One, on financial cost, this $10,000 doesn’t even come close to what the city spent in resources to actually look over the cameras, gather all the data, gather all the information that actually brought the indictment by the grand jury on many, many multiple different charges.

Second, is what I would call the ethical cost. The ethical cost is as a person who was in the House of Representatives when we tried to pass the Shepard legislation that dealt with hate crimes, putting them on the books, that President (Barack) Obama then signed into law; to then use those very laws and the principles and values behind the Matthew Shepard hate crimes legislation to self-promote your career is a cost that comes to all the individuals.

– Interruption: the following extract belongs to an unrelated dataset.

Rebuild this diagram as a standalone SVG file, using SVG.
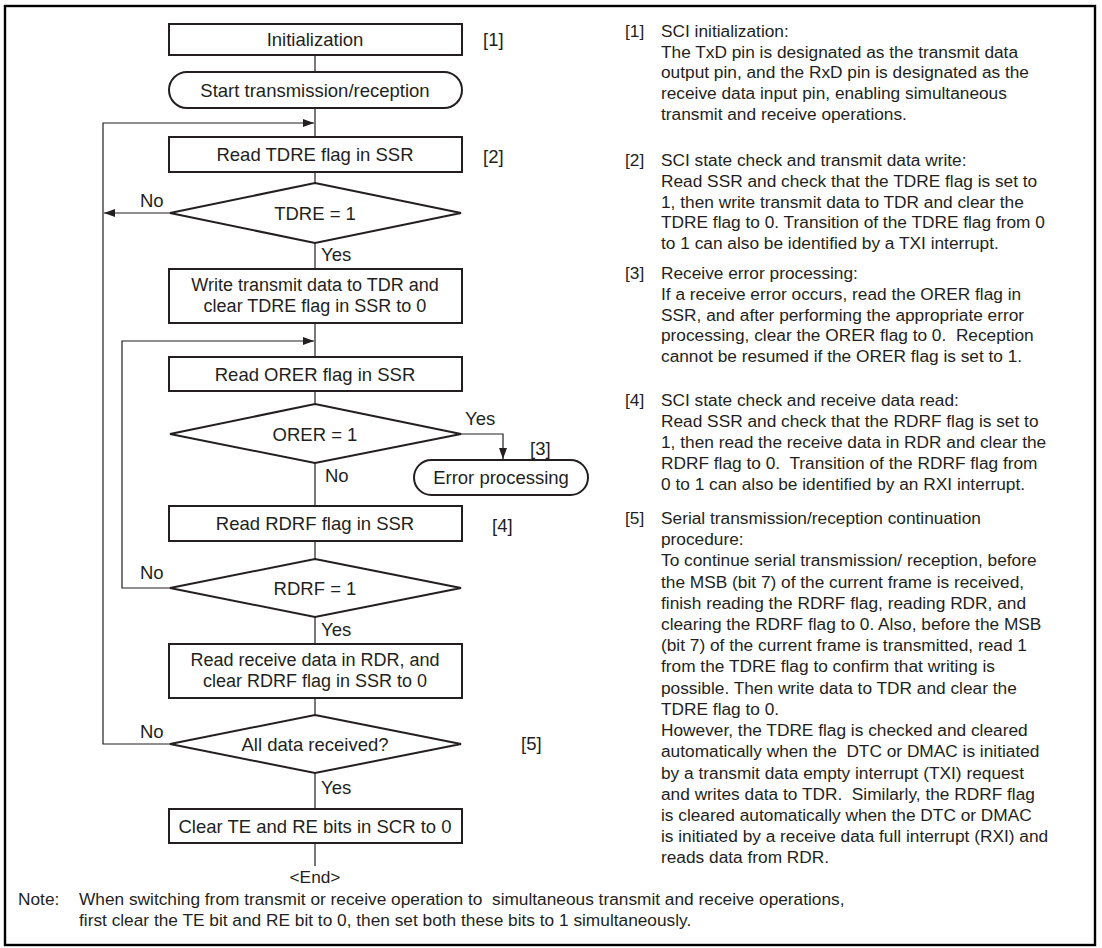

Gay men and women who will come forward and one day say they were a victim of a hate crime now will be doubted. People of faith — Muslim or any other religious faith who will be a victim of hate crimes; people of also, of all walks of life, of backgrounds, race, ethnicity, sexual orientation, now this casts a shadow of whether they’re telling the truth, and he did this all in the name of self-promotion. And he used the laws of the hate crime legislation that all of us collectively over years have put on the books to stand up to be the values that embody what we believe in.

This is a whitewash of justice. A grand jury could not have been clearer.

To then say, not only is the cost $10,000 doesn’t come close financially, but all the other repercussions of this decision made, I mean, where is the accountability in the system? You cannot have, because of a person’s position, one set of rules apply to them and another set of rules apply to everybody else.”

[Read the full remarks by the mayor.]

Superintendent Eddie Johnson: ‘City is still owed an apology.’

“I’m sure we all know what occurred this morning. My personal opinion is that you all know where I stand on this.

Do I think justice was served? No.

Where do I think justice is? I think this city is still owed an apology.

And let me digress for a moment. When I came on this job — I’ve been a cop now for about 31 years — when I came on this job, I came on with my honor, my integrity and my reputation. And if someone accused me of doing anything that would circumvent that, then I would want my day in court. Period. To clear my name.

I’ve heard that they wanted their day in court with TV cameras so America could know the truth. And now they chose to hide behind secrecy and broker a deal to circumvent the judicial system.

My job as a police officer is to investigate an incident, gather evidence, gather the facts and present them to the state’s attorney. That’s what we did. I stand behind the detectives’ investigation.”

[A timeline of events of the Smollett case.]

Jussie Smollett: ‘I have been truthful and consistent.’

“First of all, I want to thank my family, my friends, the incredible people of Chicago and all over the country and the world who have prayed for me, who have supported me, who have shown me so much love.

No one will ever know how much that has meant to me, and I will forever be grateful. I want you to know that not for a moment was it in vain. I have been truthful and consistent on every single level since Day 1. I would not be my mother’s son if I was capable of one drop of what I have been accused of.

This has been an incredibly difficult time, honestly one of the worst of my entire life. But I am a man of faith and I am a man that has knowledge of my history and I would not bring my family, our lives or the movement through a fire like this. I just wouldn’t.

So I want to thank my legal counsel from the bottom of my heart, and I would also like to thank the State of Illinois for attempting to do what’s right.

Now I’d like nothing more than to just get back to work and move on with my life, but make no mistakes I will always continue to fight for the justice, equality and betterment of marginalized people everywhere.

So, again thank you for all the support thank you for faith and thank you for god. Bless you all. Thank you very much.”